■ SHORT TASK: Retype the lines beneath this one, from the first through the line containing "28.6, 26.4, 27.2]". Pictures are left out.
◆ ◆ ◆
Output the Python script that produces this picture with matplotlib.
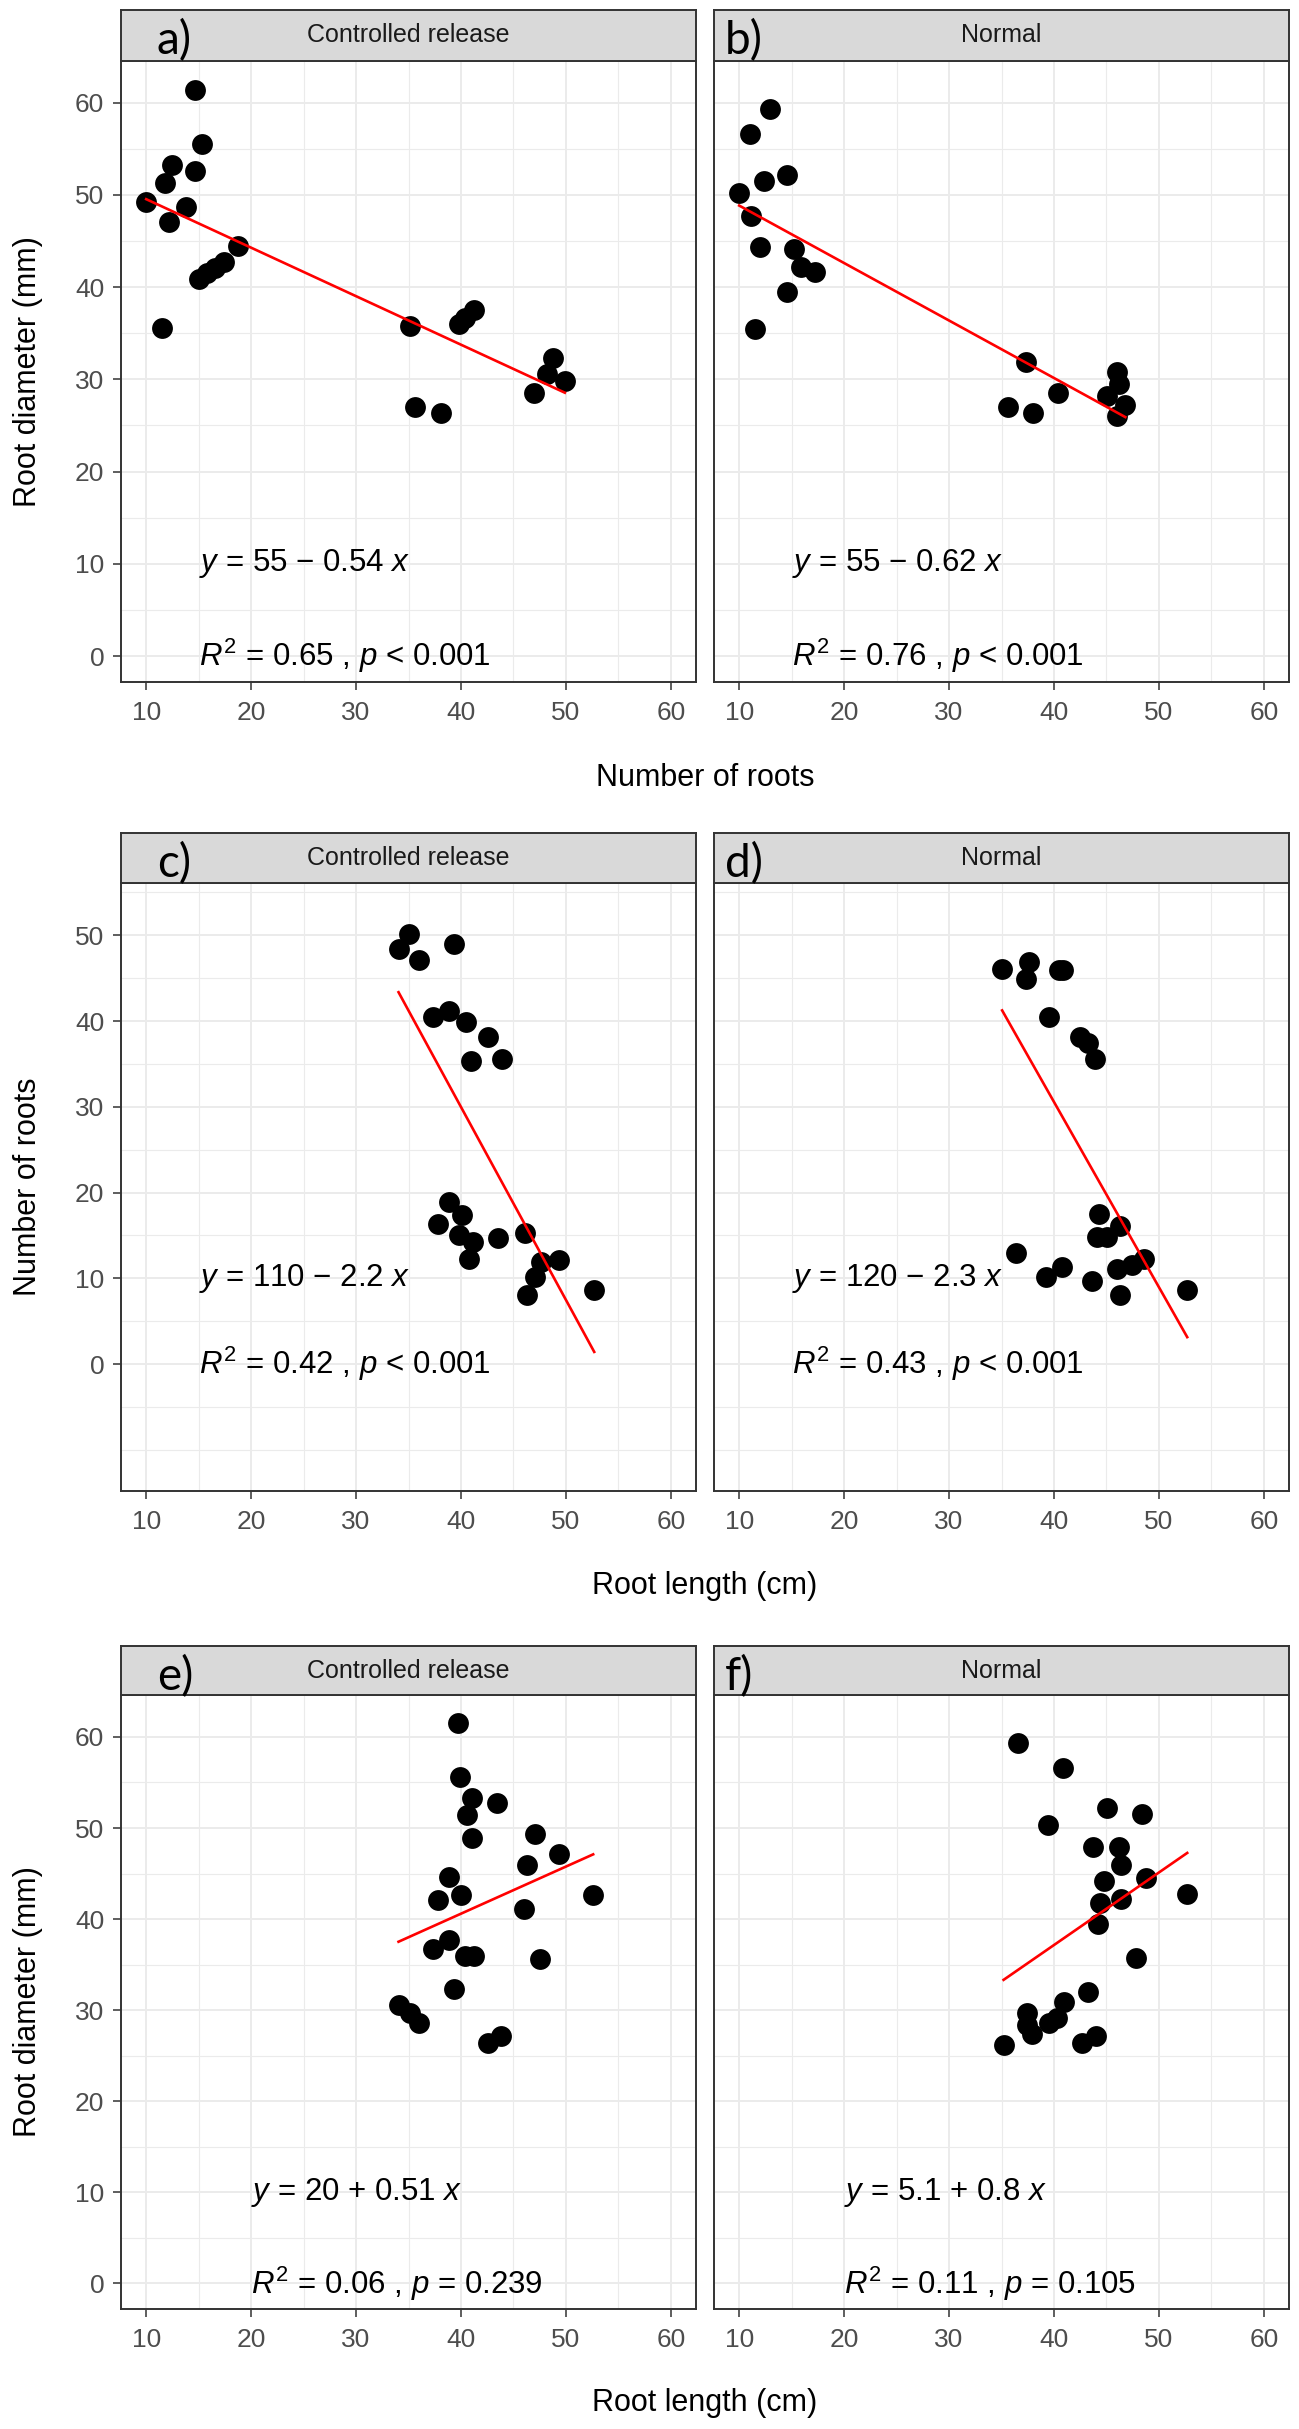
import numpy as np
import matplotlib.pyplot as plt
import matplotlib as mpl
from matplotlib.ticker import MultipleLocator

mpl.rcParams['font.family'] = 'Liberation Sans'
mpl.rcParams['mathtext.fontset'] = 'custom'
mpl.rcParams['mathtext.rm'] = 'Liberation Sans'
mpl.rcParams['mathtext.it'] = 'Liberation Sans:italic'

# a) controlled release: number of roots vs root diameter
a_x = [10.0, 11.55, 11.75, 12.45, 12.2, 13.75, 14.67, 14.67, 15.3, 15.05, 15.8, 16.6, 17.4,
       18.76, 35.14, 35.6, 38.07, 39.8, 40.4, 41.2, 47.0, 48.8, 48.2, 49.9]
a_y = [49.2, 35.6, 51.3, 53.2, 47.0, 48.7, 61.4, 52.6, 55.5, 40.9, 41.5, 42.1, 42.7,
       44.5, 35.8, 27.0, 26.3, 36.0, 36.7, 37.5, 28.55, 32.3, 30.6, 29.8]

# b) normal: number of roots vs root diameter
b_x = [10.0, 11.1, 11.0, 12.9, 12.4, 14.6, 12.0, 11.5, 15.2, 15.85, 17.2, 14.6,
       37.3, 35.6, 38.0, 40.4, 46.0, 46.2, 45.1, 46.8, 46.0]
b_y = [50.2, 47.7, 56.6, 59.3, 51.5, 52.1, 44.3, 35.5, 44.1, 42.2, 41.65, 39.5,
       31.9, 27.05, 26.3, 28.5, 30.8, 29.5, 28.2, 27.2, 26.0]

# c) controlled release: root length vs number of roots
c_x = [35.06, 34.05, 36.0, 39.35, 37.3, 38.9, 40.5, 42.6, 41.0, 43.9,
       38.9, 40.1, 37.8, 39.8, 41.1, 40.8, 43.5, 46.1, 47.6, 49.35, 47.1, 46.3, 52.7]
c_y = [50.2, 48.4, 47.1, 48.95, 40.5, 41.2, 39.9, 38.1, 35.3, 35.6,
       18.9, 17.4, 16.3, 15.0, 14.2, 12.3, 14.7, 15.25, 11.9, 12.1, 10.1, 8.1, 8.6]

# d) normal: root length vs number of roots
d_x = [35.06, 37.6, 37.3, 40.5, 40.9, 39.5, 42.5, 43.2, 43.9,
       44.3, 46.3, 44.1, 45.1, 36.4, 39.25, 40.8, 43.6, 46.0, 47.4, 48.6, 46.3, 52.7]
d_y = [46.1, 46.9, 44.9, 45.9, 45.9, 40.5, 38.1, 37.4, 35.6,
       17.5, 16.1, 14.8, 14.8, 13.0, 10.2, 11.3, 9.7, 11.1, 11.5, 12.3, 8.0, 8.6]

# e) controlled release: root length vs root diameter
e_x = [39.7, 39.95, 41.05, 40.6, 43.45, 41.05, 47.1, 49.35, 46.3, 38.85, 37.8, 40.0, 46.0,
       52.6, 37.3, 38.85, 40.4, 41.2, 47.55, 39.3, 34.05, 35.16, 36.0, 42.6, 43.8]
e_y = [61.5, 55.6, 53.3, 51.4, 52.7, 48.9, 49.3, 47.1, 45.9, 44.6, 42.1, 42.7, 41.1,
       42.7, 36.7, 37.7, 35.9, 35.9, 35.6, 32.3, 30.6, 29.7, 28.6, 26.4, 27.2]

# f) normal: root length vs root diameter
f_x = [36.6, 40.9, 45.1, 48.4, 39.4, 43.7, 46.2, 46.4, 44.8, 48.8, 44.4, 46.4, 52.7,
       44.2, 47.8, 43.25, 41.0, 37.4, 37.4, 37.9, 39.5, 40.3, 35.2, 42.7, 44.0]
f_y = [59.3, 56.6, 52.2, 51.5, 50.3, 47.9, 47.9, 45.9, 44.2, 44.5, 41.8, 42.2, 42.8,
       39.5, 35.7, 32.0, 30.85, 29.7, 28.4, 27.35, 28.6, 29.1, 26.2, 26.4, 27.2]

panel_x = [a_x, b_x, c_x, d_x, e_x, f_x]
panel_y = [a_y, b_y, c_y, d_y, e_y, f_y]
panel_letters = ['a)', 'b)', 'c)', 'd)', 'e)', 'f)']
strip_titles = ['Controlled release', 'Normal']
eq_labels = ['55 \u2212 0.54', '55 \u2212 0.62', '110 \u2212 2.2',
             '120 \u2212 2.3', '20 + 0.51', '5.1 + 0.8']
r2_labels = ['0.65 , $\\mathit{p}$ < 0.001', '0.76 , $\\mathit{p}$ < 0.001',
             '0.42 , $\\mathit{p}$ < 0.001', '0.43 , $\\mathit{p}$ < 0.001',
             '0.06 , $\\mathit{p}$ = 0.239', '0.11 , $\\mathit{p}$ = 0.105']
x_titles = ['Number of roots', 'Root length (cm)', 'Root length (cm)']
y_titles = ['Root diameter (mm)', 'Number of roots', 'Root diameter (mm)']
y_ticks = [[0, 10, 20, 30, 40, 50, 60], [0, 10, 20, 30, 40, 50], [0, 10, 20, 30, 40, 50, 60]]
x_ticks = [10, 20, 30, 40, 50, 60]

# layout in pixels (top-based)
W, H = 1299, 2429
cols = [(121, 696), (714, 1289)]
rows = [  # strip top, plot top, plot bottom, ylim, label x, x-title y
    dict(strip=10, top=61, bottom=682, ylim=(-2.8, 64.5), lx=15, xt=778),
    dict(strip=833, top=883, bottom=1491, ylim=(-14.8, 56.1), lx=15, xt=1586),
    dict(strip=1646, top=1695, bottom=2309, ylim=(-2.8, 64.6), lx=20, xt=2403),
]
letter_dx = [36, 11]

BORDER = '#333333'
GRID = '#EBEBEB'


def box(left, top, right, bottom):
    return [left / W, 1 - bottom / H, (right - left) / W, (bottom - top) / H]


fig = plt.figure(figsize=(W / 100, H / 100), dpi=100)

for r, row in enumerate(rows):
    for c, (left, right) in enumerate(cols):
        k = r * 2 + c
        ax = fig.add_axes(box(left, row['top'], right, row['bottom']))
        ax.set_xlim(7.6, 62.4)
        ax.set_ylim(*row['ylim'])
        ax.set_xticks(x_ticks)
        ax.set_yticks(y_ticks[r])
        ax.xaxis.set_minor_locator(MultipleLocator(5))
        ax.yaxis.set_minor_locator(MultipleLocator(5))
        ax.grid(True, which='major', color=GRID, lw=1.4, zorder=0)
        ax.grid(True, which='minor', color=GRID, lw=0.8, zorder=0)
        ax.set_axisbelow(True)
        for s in ax.spines.values():
            s.set_color(BORDER)
            s.set_linewidth(1.4)
        ax.tick_params(which='major', length=6, width=1.1, color=BORDER,
                       labelsize=19, labelcolor='#4D4D4D', pad=6)
        ax.tick_params(axis='x', pad=8)
        ax.tick_params(which='minor', length=0)
        if c == 1:
            ax.tick_params(axis='y', labelleft=False, length=0)

        x = np.array(panel_x[k])
        y = np.array(panel_y[k])
        ax.scatter(x, y, s=225, c='black', linewidths=0, zorder=3)
        coef = np.polyfit(x, y, 1)
        xs = np.array([x.min(), x.max()])
        ax.plot(xs, np.polyval(coef, xs), color='red', lw=1.9, zorder=4)

        ax.text(row['lx'], 10, '$\\mathit{y}$ = ' + eq_labels[k] + ' $\\mathit{x}$',
                fontsize=22.5, ha='left', va='center', color='black')
        ax.text(row['lx'], 0, '$\\mathit{R}^2$ = ' + r2_labels[k],
                fontsize=22.5, ha='left', va='center', color='black')

        # facet strip
        sax = fig.add_axes(box(left, row['strip'], right, row['top']))
        sax.set_facecolor('#D9D9D9')
        sax.set_xticks([])
        sax.set_yticks([])
        for s in sax.spines.values():
            s.set_color(BORDER)
            s.set_linewidth(1.4)
        sax.text(0.5, 0.5, strip_titles[c], transform=sax.transAxes,
                 ha='center', va='center', fontsize=18, color='#1A1A1A')

        fig.text((left + letter_dx[c]) / W, 1 - (row['strip'] + 44) / H,
                 panel_letters[k], fontsize=33, family='Lato',
                 ha='left', va='baseline', color='black')

    fig.text(705 / W, 1 - row['xt'] / H, x_titles[r], fontsize=22,
             ha='center', va='center')
    fig.text(28 / W, 1 - (row['top'] + row['bottom']) / 2 / H, y_titles[r],
             fontsize=22, ha='center', va='center', rotation=90)

fig.savefig('out.png', dpi=100, facecolor='white')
◆ ◆ ◆
■ RESULT FOR THIS EXERCISE:
Output the Python script that produces this picture with matplotlib.
import numpy as np
import matplotlib.pyplot as plt
import matplotlib as mpl
from matplotlib.ticker import MultipleLocator

mpl.rcParams['font.family'] = 'Liberation Sans'
mpl.rcParams['mathtext.fontset'] = 'custom'
mpl.rcParams['mathtext.rm'] = 'Liberation Sans'
mpl.rcParams['mathtext.it'] = 'Liberation Sans:italic'

# a) controlled release: number of roots vs root diameter
a_x = [10.0, 11.55, 11.75, 12.45, 12.2, 13.75, 14.67, 14.67, 15.3, 15.05, 15.8, 16.6, 17.4,
       18.76, 35.14, 35.6, 38.07, 39.8, 40.4, 41.2, 47.0, 48.8, 48.2, 49.9]
a_y = [49.2, 35.6, 51.3, 53.2, 47.0, 48.7, 61.4, 52.6, 55.5, 40.9, 41.5, 42.1, 42.7,
       44.5, 35.8, 27.0, 26.3, 36.0, 36.7, 37.5, 28.55, 32.3, 30.6, 29.8]

# b) normal: number of roots vs root diameter
b_x = [10.0, 11.1, 11.0, 12.9, 12.4, 14.6, 12.0, 11.5, 15.2, 15.85, 17.2, 14.6,
       37.3, 35.6, 38.0, 40.4, 46.0, 46.2, 45.1, 46.8, 46.0]
b_y = [50.2, 47.7, 56.6, 59.3, 51.5, 52.1, 44.3, 35.5, 44.1, 42.2, 41.65, 39.5,
       31.9, 27.05, 26.3, 28.5, 30.8, 29.5, 28.2, 27.2, 26.0]

# c) controlled release: root length vs number of roots
c_x = [35.06, 34.05, 36.0, 39.35, 37.3, 38.9, 40.5, 42.6, 41.0, 43.9,
       38.9, 40.1, 37.8, 39.8, 41.1, 40.8, 43.5, 46.1, 47.6, 49.35, 47.1, 46.3, 52.7]
c_y = [50.2, 48.4, 47.1, 48.95, 40.5, 41.2, 39.9, 38.1, 35.3, 35.6,
       18.9, 17.4, 16.3, 15.0, 14.2, 12.3, 14.7, 15.25, 11.9, 12.1, 10.1, 8.1, 8.6]

# d) normal: root length vs number of roots
d_x = [35.06, 37.6, 37.3, 40.5, 40.9, 39.5, 42.5, 43.2, 43.9,
       44.3, 46.3, 44.1, 45.1, 36.4, 39.25, 40.8, 43.6, 46.0, 47.4, 48.6, 46.3, 52.7]
d_y = [46.1, 46.9, 44.9, 45.9, 45.9, 40.5, 38.1, 37.4, 35.6,
       17.5, 16.1, 14.8, 14.8, 13.0, 10.2, 11.3, 9.7, 11.1, 11.5, 12.3, 8.0, 8.6]

# e) controlled release: root length vs root diameter
e_x = [39.7, 39.95, 41.05, 40.6, 43.45, 41.05, 47.1, 49.35, 46.3, 38.85, 37.8, 40.0, 46.0,
       52.6, 37.3, 38.85, 40.4, 41.2, 47.55, 39.3, 34.05, 35.16, 36.0, 42.6, 43.8]
e_y = [61.5, 55.6, 53.3, 51.4, 52.7, 48.9, 49.3, 47.1, 45.9, 44.6, 42.1, 42.7, 41.1,
       42.7, 36.7, 37.7, 35.9, 35.9, 35.6, 32.3, 30.6, 29.7, 28.6, 26.4, 27.2]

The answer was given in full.